◆ **Goal**
Repeat the listing in full, preserving every character.

——

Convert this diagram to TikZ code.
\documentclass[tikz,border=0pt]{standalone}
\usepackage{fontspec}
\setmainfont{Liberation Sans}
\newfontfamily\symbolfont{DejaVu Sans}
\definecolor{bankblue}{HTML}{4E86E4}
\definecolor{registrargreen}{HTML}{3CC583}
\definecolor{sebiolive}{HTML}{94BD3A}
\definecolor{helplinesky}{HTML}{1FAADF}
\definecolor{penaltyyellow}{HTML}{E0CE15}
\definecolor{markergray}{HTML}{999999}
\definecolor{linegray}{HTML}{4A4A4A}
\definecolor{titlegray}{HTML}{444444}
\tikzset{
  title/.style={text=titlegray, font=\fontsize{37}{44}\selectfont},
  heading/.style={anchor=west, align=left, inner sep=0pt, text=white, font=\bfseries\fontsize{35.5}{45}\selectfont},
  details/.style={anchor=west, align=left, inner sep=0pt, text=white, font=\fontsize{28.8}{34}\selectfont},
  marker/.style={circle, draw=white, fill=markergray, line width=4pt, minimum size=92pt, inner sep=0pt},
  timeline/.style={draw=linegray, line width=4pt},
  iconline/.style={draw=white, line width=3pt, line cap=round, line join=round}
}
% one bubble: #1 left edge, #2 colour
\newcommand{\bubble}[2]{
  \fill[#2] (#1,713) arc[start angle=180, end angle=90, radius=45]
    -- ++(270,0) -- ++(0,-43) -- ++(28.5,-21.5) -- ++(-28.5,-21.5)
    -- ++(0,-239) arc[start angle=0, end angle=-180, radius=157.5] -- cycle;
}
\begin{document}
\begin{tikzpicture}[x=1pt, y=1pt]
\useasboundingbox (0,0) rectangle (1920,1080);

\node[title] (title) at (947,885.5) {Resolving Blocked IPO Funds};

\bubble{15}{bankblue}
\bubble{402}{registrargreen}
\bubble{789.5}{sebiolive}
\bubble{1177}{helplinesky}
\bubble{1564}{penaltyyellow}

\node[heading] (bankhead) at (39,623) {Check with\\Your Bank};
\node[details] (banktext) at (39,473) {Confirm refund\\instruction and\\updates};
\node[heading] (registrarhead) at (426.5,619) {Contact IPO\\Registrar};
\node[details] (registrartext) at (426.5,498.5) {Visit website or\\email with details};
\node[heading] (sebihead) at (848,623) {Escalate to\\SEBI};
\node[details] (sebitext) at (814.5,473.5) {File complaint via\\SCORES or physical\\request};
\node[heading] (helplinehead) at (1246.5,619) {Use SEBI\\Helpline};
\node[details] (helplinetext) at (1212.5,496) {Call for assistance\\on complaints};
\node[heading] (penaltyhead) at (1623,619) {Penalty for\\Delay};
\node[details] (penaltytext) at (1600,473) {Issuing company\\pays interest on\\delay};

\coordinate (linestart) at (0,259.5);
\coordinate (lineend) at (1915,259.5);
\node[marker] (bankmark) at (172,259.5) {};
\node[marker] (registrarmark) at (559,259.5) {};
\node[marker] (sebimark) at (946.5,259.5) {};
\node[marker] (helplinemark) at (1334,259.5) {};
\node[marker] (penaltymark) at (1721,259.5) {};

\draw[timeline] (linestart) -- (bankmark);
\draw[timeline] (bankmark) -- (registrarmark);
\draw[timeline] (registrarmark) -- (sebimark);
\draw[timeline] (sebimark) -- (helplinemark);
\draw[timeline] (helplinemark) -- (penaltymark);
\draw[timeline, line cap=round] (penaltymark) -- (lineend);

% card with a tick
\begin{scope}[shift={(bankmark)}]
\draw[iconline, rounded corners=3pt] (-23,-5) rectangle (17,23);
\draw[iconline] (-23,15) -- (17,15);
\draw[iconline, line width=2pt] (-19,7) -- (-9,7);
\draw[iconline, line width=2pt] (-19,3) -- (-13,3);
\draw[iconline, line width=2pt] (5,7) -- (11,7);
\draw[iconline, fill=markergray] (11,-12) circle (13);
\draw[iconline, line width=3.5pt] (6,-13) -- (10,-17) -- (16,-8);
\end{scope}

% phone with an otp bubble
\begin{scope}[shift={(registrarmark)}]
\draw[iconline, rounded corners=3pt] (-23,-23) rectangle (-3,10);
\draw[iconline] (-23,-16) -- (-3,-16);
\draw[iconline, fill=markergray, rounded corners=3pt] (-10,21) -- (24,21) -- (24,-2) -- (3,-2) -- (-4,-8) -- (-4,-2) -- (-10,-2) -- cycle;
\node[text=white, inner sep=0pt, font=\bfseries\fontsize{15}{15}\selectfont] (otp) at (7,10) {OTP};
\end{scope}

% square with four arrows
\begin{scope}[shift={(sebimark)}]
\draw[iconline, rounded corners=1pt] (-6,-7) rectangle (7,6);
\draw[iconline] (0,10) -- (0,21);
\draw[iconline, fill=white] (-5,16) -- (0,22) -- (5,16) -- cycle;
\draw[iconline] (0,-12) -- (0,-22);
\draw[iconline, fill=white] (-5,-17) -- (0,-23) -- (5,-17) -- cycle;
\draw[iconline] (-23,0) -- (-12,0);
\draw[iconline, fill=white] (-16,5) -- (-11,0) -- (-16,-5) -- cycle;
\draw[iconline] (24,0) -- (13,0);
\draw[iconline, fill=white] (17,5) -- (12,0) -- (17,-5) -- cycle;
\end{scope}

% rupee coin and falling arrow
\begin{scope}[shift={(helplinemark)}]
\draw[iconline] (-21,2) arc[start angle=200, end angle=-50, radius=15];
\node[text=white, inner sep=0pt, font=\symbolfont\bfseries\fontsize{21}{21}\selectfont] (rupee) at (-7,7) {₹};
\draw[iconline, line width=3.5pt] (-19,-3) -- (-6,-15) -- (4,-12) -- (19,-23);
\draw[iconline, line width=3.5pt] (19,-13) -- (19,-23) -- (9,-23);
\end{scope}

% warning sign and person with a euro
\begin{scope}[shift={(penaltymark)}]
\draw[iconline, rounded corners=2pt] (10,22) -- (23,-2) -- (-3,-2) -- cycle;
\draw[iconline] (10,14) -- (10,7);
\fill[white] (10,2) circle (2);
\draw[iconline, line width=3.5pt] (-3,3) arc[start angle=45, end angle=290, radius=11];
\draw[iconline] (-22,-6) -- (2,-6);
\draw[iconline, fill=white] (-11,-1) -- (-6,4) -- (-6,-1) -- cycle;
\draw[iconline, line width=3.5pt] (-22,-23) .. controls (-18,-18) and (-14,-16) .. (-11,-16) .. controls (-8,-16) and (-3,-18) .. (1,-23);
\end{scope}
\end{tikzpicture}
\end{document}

——

◆ **Solution to the exercise**
Convert this diagram to TikZ code.
\documentclass[tikz,border=0pt]{standalone}
\usepackage{fontspec}
\setmainfont{Liberation Sans}
\newfontfamily\symbolfont{DejaVu Sans}
\definecolor{bankblue}{HTML}{4E86E4}
\definecolor{registrargreen}{HTML}{3CC583}
\definecolor{sebiolive}{HTML}{94BD3A}
\definecolor{helplinesky}{HTML}{1FAADF}
\definecolor{penaltyyellow}{HTML}{E0CE15}
\definecolor{markergray}{HTML}{999999}
\definecolor{linegray}{HTML}{4A4A4A}
\definecolor{titlegray}{HTML}{444444}
\tikzset{
  title/.style={text=titlegray, font=\fontsize{37}{44}\selectfont},
  heading/.style={anchor=west, align=left, inner sep=0pt, text=white, font=\bfseries\fontsize{35.5}{45}\selectfont},
  details/.style={anchor=west, align=left, inner sep=0pt, text=white, font=\fontsize{28.8}{34}\selectfont},
  marker/.style={circle, draw=white, fill=markergray, line width=4pt, minimum size=92pt, inner sep=0pt},
  timeline/.style={draw=linegray, line width=4pt},
  iconline/.style={draw=white, line width=3pt, line cap=round, line join=round}
}
% one bubble: #1 left edge, #2 colour
\newcommand{\bubble}[2]{
  \fill[#2] (#1,713) arc[start angle=180, end angle=90, radius=45]
    -- ++(270,0) -- ++(0,-43) -- ++(28.5,-21.5) -- ++(-28.5,-21.5)
    -- ++(0,-239) arc[start angle=0, end angle=-180, radius=157.5] -- cycle;
}
\begin{document}
\begin{tikzpicture}[x=1pt, y=1pt]
\useasboundingbox (0,0) rectangle (1920,1080);

\node[title] (title) at (947,885.5) {Resolving Blocked IPO Funds};

\bubble{15}{bankblue}
\bubble{402}{registrargreen}
\bubble{789.5}{sebiolive}
\bubble{1177}{helplinesky}
\bubble{1564}{penaltyyellow}

\node[heading] (bankhead) at (39,623) {Check with\\Your Bank};
\node[details] (banktext) at (39,473) {Confirm refund\\instruction and\\updates};
\node[heading] (registrarhead) at (426.5,619) {Contact IPO\\Registrar};
\node[details] (registrartext) at (426.5,498.5) {Visit website or\\email with details};
\node[heading] (sebihead) at (848,623) {Escalate to\\SEBI};
\node[details] (sebitext) at (814.5,473.5) {File complaint via\\SCORES or physical\\request};
\node[heading] (helplinehead) at (1246.5,619) {Use SEBI\\Helpline};
\node[details] (helplinetext) at (1212.5,496) {Call for assistance\\on complaints};
\node[heading] (penaltyhead) at (1623,619) {Penalty for\\Delay};
\node[details] (penaltytext) at (1600,473) {Issuing company\\pays interest on\\delay};

\coordinate (linestart) at (0,259.5);
\coordinate (lineend) at (1915,259.5);
\node[marker] (bankmark) at (172,259.5) {};
\node[marker] (registrarmark) at (559,259.5) {};
\node[marker] (sebimark) at (946.5,259.5) {};
\node[marker] (helplinemark) at (1334,259.5) {};
\node[marker] (penaltymark) at (1721,259.5) {};

\draw[timeline] (linestart) -- (bankmark);
\draw[timeline] (bankmark) -- (registrarmark);
\draw[timeline] (registrarmark) -- (sebimark);
\draw[timeline] (sebimark) -- (helplinemark);
\draw[timeline] (helplinemark) -- (penaltymark);
\draw[timeline, line cap=round] (penaltymark) -- (lineend);

% card with a tick
\begin{scope}[shift={(bankmark)}]
\draw[iconline, rounded corners=3pt] (-23,-5) rectangle (17,23);
\draw[iconline] (-23,15) -- (17,15);
\draw[iconline, line width=2pt] (-19,7) -- (-9,7);
\draw[iconline, line width=2pt] (-19,3) -- (-13,3);
\draw[iconline, line width=2pt] (5,7) -- (11,7);
\draw[iconline, fill=markergray] (11,-12) circle (13);
\draw[iconline, line width=3.5pt] (6,-13) -- (10,-17) -- (16,-8);
\end{scope}

% phone with an otp bubble
\begin{scope}[shift={(registrarmark)}]
\draw[iconline, rounded corners=3pt] (-23,-23) rectangle (-3,10);
\draw[iconline] (-23,-16) -- (-3,-16);
\draw[iconline, fill=markergray, rounded corners=3pt] (-10,21) -- (24,21) -- (24,-2) -- (3,-2) -- (-4,-8) -- (-4,-2) -- (-10,-2) -- cycle;
\node[text=white, inner sep=0pt, font=\bfseries\fontsize{15}{15}\selectfont] (otp) at (7,10) {OTP};
\end{scope}

% square with four arrows
\begin{scope}[shift={(sebimark)}]
\draw[iconline, rounded corners=1pt] (-6,-7) rectangle (7,6);
\draw[iconline] (0,10) -- (0,21);
\draw[iconline, fill=white] (-5,16) -- (0,22) -- (5,16) -- cycle;
\draw[iconline] (0,-12) -- (0,-22);
\draw[iconline, fill=white] (-5,-17) -- (0,-23) -- (5,-17) -- cycle;
\draw[iconline] (-23,0) -- (-12,0);
\draw[iconline, fill=white] (-16,5) -- (-11,0) -- (-16,-5) -- cycle;
\draw[iconline] (24,0) -- (13,0);
\draw[iconline, fill=white] (17,5) -- (12,0) -- (17,-5) -- cycle;
\end{scope}

% rupee coin and falling arrow
\begin{scope}[shift={(helplinemark)}]
\draw[iconline] (-21,2) arc[start angle=200, end angle=-50, radius=15];
\node[text=white, inner sep=0pt, font=\symbolfont\bfseries\fontsize{21}{21}\selectfont] (rupee) at (-7,7) {₹};
\draw[iconline, line width=3.5pt] (-19,-3) -- (-6,-15) -- (4,-12) -- (19,-23);
\draw[iconline, line width=3.5pt] (19,-13) -- (19,-23) -- (9,-23);
\end{scope}

% warning sign and person with a euro
\begin{scope}[shift={(penaltymark)}]
\draw[iconline, rounded corners=2pt] (10,22) -- (23,-2) -- (-3,-2) -- cycle;
\draw[iconline] (10,14) -- (10,7);
\fill[white] (10,2) circle (2);
\draw[iconline, line width=3.5pt] (-3,3) arc[start angle=45, end angle=290, radius=11];
\draw[iconline] (-22,-6) -- (2,-6);
\draw[iconline, fill=white] (-11,-1) -- (-6,4) -- (-6,-1) -- cycle;
\draw[iconline, line width=3.5pt] (-22,-23) .. controls (-18,-18) and (-14,-16) .. (-11,-16) .. controls (-8,-16) and (-3,-18) .. (1,-23);
\end{scope}
\end{tikzpicture}
\end{document}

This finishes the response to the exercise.